1. GB200 High Performance Module (N)- Modular component that contains CPU and GPU
2. Host Management Controller (N)- Control panel to monitors all parts, checks temperature, etc 
3. Connect X7 (N)- Network interface card that talks to your GPU and data center fabric 
4. Power Distribution Board (M)- Receive bulk power and distribute it to everyone else 
5. Data Center Secure Control Module (M) - Low speed chips moved to DC SCM, making HPM less dense and cheaper. Allows upgrade without changing the whole HPM 
6. E1.S NVMe backplane (M) - Interconnect board connecting SSDs to main system 
7. OSFP Carrier Board (M)- Acts as a interface between compute trays and network fabric. Best for thermals and maintanability. 
8. Front IO Board (M)- Interface board to keep motherboard cleaner
9. CX7 OCP NIC 3.0 (Commodity)- Seperate board for CX7 NIC to allow easier upgrade, simplify cooling and signal integrity

N= Nvidia-designed
M= Meta-designed 

Thermal Solution
Catalina uses a combination of liquid and fan cooling, with a suspected code name of "Channel Island". They utilise a PG25-based liquid, with a temperature of 10-12 degrees celcius. They have terminal sensors within the baseboard management controller (BMC) that tolerates +-2C. Channel Island can also detect leaks via sensors, contain leaks via mechanical design and response to leaks by shutting down power or turn off supply once detected. 

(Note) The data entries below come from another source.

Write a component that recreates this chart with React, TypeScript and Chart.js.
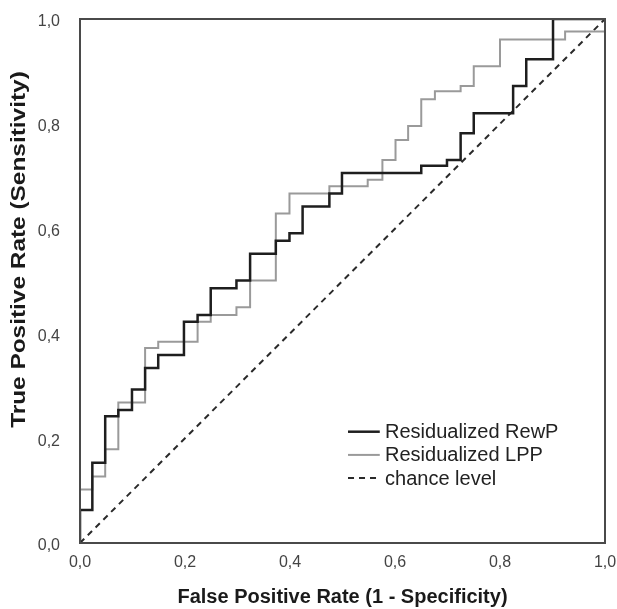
import React, { useEffect, useRef } from 'react';
import { Chart, registerables } from 'chart.js';

Chart.register(...registerables);

// ROC vertices (False Positive Rate, True Positive Rate)
const REWP_FPR = [0, 0, 0.0235, 0.048, 0.073, 0.099, 0.124, 0.149, 0.198, 0.224, 0.249, 0.298, 0.324, 0.373, 0.399, 0.424, 0.475, 0.499, 0.650, 0.699, 0.725, 0.750, 0.825, 0.850, 0.901, 1.0];
const REWP_TPR = [0, 0.063, 0.153, 0.242, 0.254, 0.293, 0.334, 0.359, 0.422, 0.435, 0.486, 0.501, 0.552, 0.577, 0.591, 0.642, 0.667, 0.706, 0.720, 0.731, 0.782, 0.820, 0.872, 0.923, 1.0, 1.0];

const LPP_FPR = [0, 0, 0.0235, 0.048, 0.073, 0.124, 0.149, 0.224, 0.249, 0.298, 0.324, 0.373, 0.399, 0.475, 0.548, 0.576, 0.601, 0.625, 0.650, 0.676, 0.725, 0.750, 0.800, 0.924, 1.0, 1.0];
const LPP_TPR = [0, 0.102, 0.127, 0.179, 0.268, 0.372, 0.384, 0.422, 0.435, 0.450, 0.501, 0.629, 0.667, 0.681, 0.693, 0.731, 0.769, 0.796, 0.847, 0.862, 0.872, 0.910, 0.961, 0.976, 0.976, 1.0];

const CHANCE_FPR = [0, 1];
const CHANCE_TPR = [0, 1];

const SERIES_LABELS = ['Residualized RewP', 'Residualized LPP', 'chance level'];
const TICK_VALUES = [0, 0.2, 0.4, 0.6, 0.8, 1.0];
const TICK_LABELS = ['0,0', '0,2', '0,4', '0,6', '0,8', '1,0'];
const X_TITLE = 'False Positive Rate (1 - Specificity)';
const Y_TITLE = 'True Positive Rate (Sensitivity)';

const FONT = "'Liberation Sans', Arial, sans-serif";

const toPoints = (xs: number[], ys: number[]) => xs.map((x, i) => ({ x, y: ys[i] }));

const frameLegendTitle = {
  id: 'frameLegendTitle',
  afterDatasetsDraw(chart: any) {
    const { ctx, chartArea } = chart;
    const w = chartArea.right - chartArea.left;
    const h = chartArea.bottom - chartArea.top;
    ctx.save();
    ctx.strokeStyle = '#4a4a4a';
    ctx.lineWidth = 2;
    ctx.setLineDash([]);
    ctx.strokeRect(chartArea.left, chartArea.top, w, h);

    // legend
    const lx0 = chartArea.left + w * 0.5105;
    const lx1 = chartArea.left + w * 0.571;
    const tx = chartArea.left + w * 0.581;
    const y0 = chartArea.top + h * 0.7876;
    const dy = 23.2;
    ctx.font = `20px ${FONT}`;
    ctx.textBaseline = 'middle';
    ctx.textAlign = 'left';
    chart.data.datasets.forEach((ds: any, i: number) => {
      const y = y0 + i * dy;
      ctx.beginPath();
      ctx.strokeStyle = ds.borderColor;
      ctx.lineWidth = ds.borderWidth;
      ctx.setLineDash(ds.borderDash || []);
      ctx.moveTo(lx0, y);
      ctx.lineTo(lx1, y);
      ctx.stroke();
      ctx.fillStyle = '#222';
      ctx.fillText(ds.label, tx, y + 1);
    });

    // y-axis title (drawn slightly stretched along its length, as in the original figure)
    ctx.setLineDash([]);
    ctx.translate(19, chartArea.top + h * 0.44);
    ctx.scale(1, 1.22);
    ctx.rotate(-Math.PI / 2);
    ctx.font = `bold 20px ${FONT}`;
    ctx.fillStyle = '#1a1a1a';
    ctx.textAlign = 'center';
    ctx.textBaseline = 'middle';
    ctx.fillText(Y_TITLE, 0, 0);
    ctx.restore();
  },
};

export default function App() {
  const ref = useRef<HTMLCanvasElement | null>(null);

  useEffect(() => {
    if (!ref.current) return;
    const tickCfg = {
      color: '#444',
      font: { family: FONT, size: 16 },
      callback: (_v: any, i: number) => TICK_LABELS[i],
      autoSkip: false,
    };
    const hiddenGrid = (len: number) => ({
      display: true,
      drawOnChartArea: false,
      drawTicks: true,
      tickLength: len,
      color: 'rgba(0,0,0,0)',
      tickColor: 'rgba(0,0,0,0)',
    });
    const chart = new Chart(ref.current, {
      type: 'line',
      data: {
        datasets: [
          {
            label: SERIES_LABELS[0],
            data: toPoints(REWP_FPR, REWP_TPR),
            borderColor: '#1e1e1e',
            borderWidth: 2.5,
            stepped: 'before',
            pointRadius: 0,
            fill: false,
          },
          {
            label: SERIES_LABELS[1],
            data: toPoints(LPP_FPR, LPP_TPR),
            borderColor: '#9a9a9a',
            borderWidth: 2,
            stepped: 'before',
            pointRadius: 0,
            fill: false,
          },
          {
            label: SERIES_LABELS[2],
            data: toPoints(CHANCE_FPR, CHANCE_TPR),
            borderColor: '#2a2a2a',
            borderWidth: 2,
            borderDash: [6, 5],
            pointRadius: 0,
            fill: false,
          },
        ],
      },
      options: {
        animation: false,
        responsive: false,
        devicePixelRatio: 1,
        layout: { padding: { top: 19, right: 12, left: 0, bottom: 0 } },
        plugins: { legend: { display: false }, tooltip: { enabled: false } },
        scales: {
          x: {
            type: 'linear',
            min: 0,
            max: 1,
            afterBuildTicks: (s: any) => { s.ticks = TICK_VALUES.map((v) => ({ value: v })); },
            afterFit: (s: any) => { s.height = 66; },
            grid: hiddenGrid(10),
            border: { display: false },
            ticks: { ...tickCfg, padding: 0, maxRotation: 0 },
            title: {
              display: true,
              text: X_TITLE,
              color: '#1a1a1a',
              font: { family: FONT, size: 20, weight: 'bold' },
              padding: { top: 0, bottom: 0 },
            },
          },
          y: {
            type: 'linear',
            min: 0,
            max: 1,
            afterBuildTicks: (s: any) => { s.ticks = TICK_VALUES.map((v) => ({ value: v })); },
            afterFit: (s: any) => { s.width = 80; },
            grid: hiddenGrid(18),
            border: { display: false },
            ticks: { ...tickCfg, padding: 2, labelOffset: 3 },
            title: { display: false },
          },
        },
      },
      plugins: [frameLegendTitle],
    } as any);
    return () => chart.destroy();
  }, []);

  return (
    <div style={{ position: 'fixed', left: 0, top: 0, width: 617, height: 609, background: '#fff' }}>
      <canvas ref={ref} width={617} height={609} />
    </div>
  );
}
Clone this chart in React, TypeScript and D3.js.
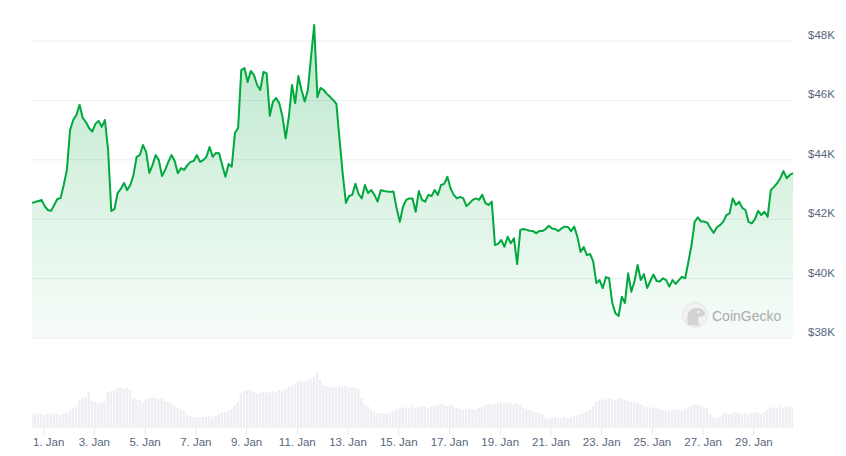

Within the compute tray, there are eight fans. These fans provide air cooling for the E1.S drives, front end CX7 OCP NICs, the DC-SCM, and the power conversion circuitry on the PDB. The thermal design is resilient and can continue to operate with a single fan rotor failure. The cold plate loop is used for liquid cooling on the high-powered components - like the GB200 and CX7 backend NIC modules. 

Electricity
From reading semi-analysis, I was intrigued to learn that the cost of power is cheaper in some US states compared to some parts of the world. Notably, costs are 1/3 of Singapore! The power landscape is accelerating, and a 50MW+ per facility would no longer be enough. Legacy data centres would no longer be relevant. 
 
There are other components beyond electricity and thermal, which are open-sourced by Meta. Currently, they utilise Quanta, a Taiwanese supplier, to build their bare metal.